Concerning the Spearman’s rank correlation, for a given set: ${ (x_i,y_i) : i=1,\ldots,n }$ with paired observations according to the variables $X$ and $Y$, the following~measure is computed: \(\rho = 1 - \frac{6 \sum (R(x_i)-R(y_i)) ^2}{n(n^2-1)}, \ d_i=R(X_i)-R(Y_i),\) where $R(\cdot)$ returns the rank of each observation according to the input variable. $\rho$ values closer to $-1$ or $1$ indicate intense direct or indirect correlation, respectively, between the compared variables~ In addition, the statistic $\displaystyle z = \rho \sqrt{\frac{n-2}{1-\rho^2}}$ follows a Student’s $t$-distribution with $n-2$ degrees of freedom. Consequently, we may use such a relation to compute the $p$-value, as the probability of values equal or larger than $z$, and then check the significance of $\rho$ in rejecting the null hypothesis of no correlation between the variables.
Results
All the codes and statistical results can be accessed here.
There were 166 traffic blocks due to floods in Tamanduateí basin in the period from January to March 2019, of which 89 were within a 2km radius from the selected rain gauges. Furthermore, initially, we had 17,493, 89,114 and 79,896 tweets in the neighborhood of 812A, 833A, and 857A rain gauges, respectively. After filtering the data based on a list of keywords, were found 139, 548, and 492 tweets on the abovementioned rain gauges, respectively. The number of selected tweets was about $0.65\%$ of the entire database. The graph depicting the data from the three analyzed points can be found in Figure:
The findings suggest that, in this case study, there is a weaker statistical relationship between extreme hydrological events and social media data when the volume of data is smaller. This is supported by the calculated p-values from the Spearman’s correlation for the 812A being smaller than those for the 833A and 857A gauges.

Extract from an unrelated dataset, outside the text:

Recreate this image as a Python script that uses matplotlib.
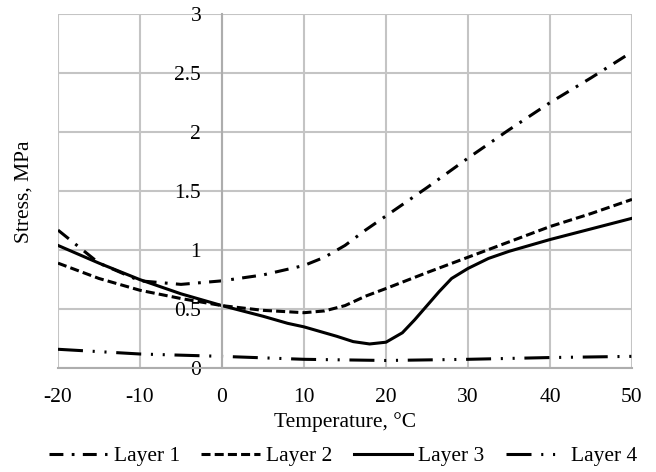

For further analysis of the relevance of geolocated tweets for flood detection, we counted the number of times that the keywords in filtered tweets appeared and performed a statistical comparison between the frequency of times that the keywords appeared on flood days and non-flood days. The result shows that the keyword frequency on flood days is superior to that on non-flood days:
The Mann–Whitney $U$ test was applied to verify the difference between flood days and non-flood days in the distribution of the (frequency of) keywords. The obtained $p$-values for 812A, 833A, and 857A were $1.267\times 10^{-5}$, $4.200\times 10^{-6}$, and $6.153 \times 10^{-7}$, respectively. These results make the differences already highlighted in boxplot figure.
Conclusion
This study makes a valuable contribution by rigorously demonstrating the statistical significance of tweets containing words related to hydrological extremes. By applying multiple tests of normality and non-parametric hypotheses, we have established a clear relationship between such tweets and extreme weather events. Our findings have important practical implications, particularly in the context of the significant economic and logistical losses caused by flooding. Furthermore, this research extends the existing literature on this topic and offers contributions for the development of technological tools to better address the challenges posed by flooding and its detrimental impacts.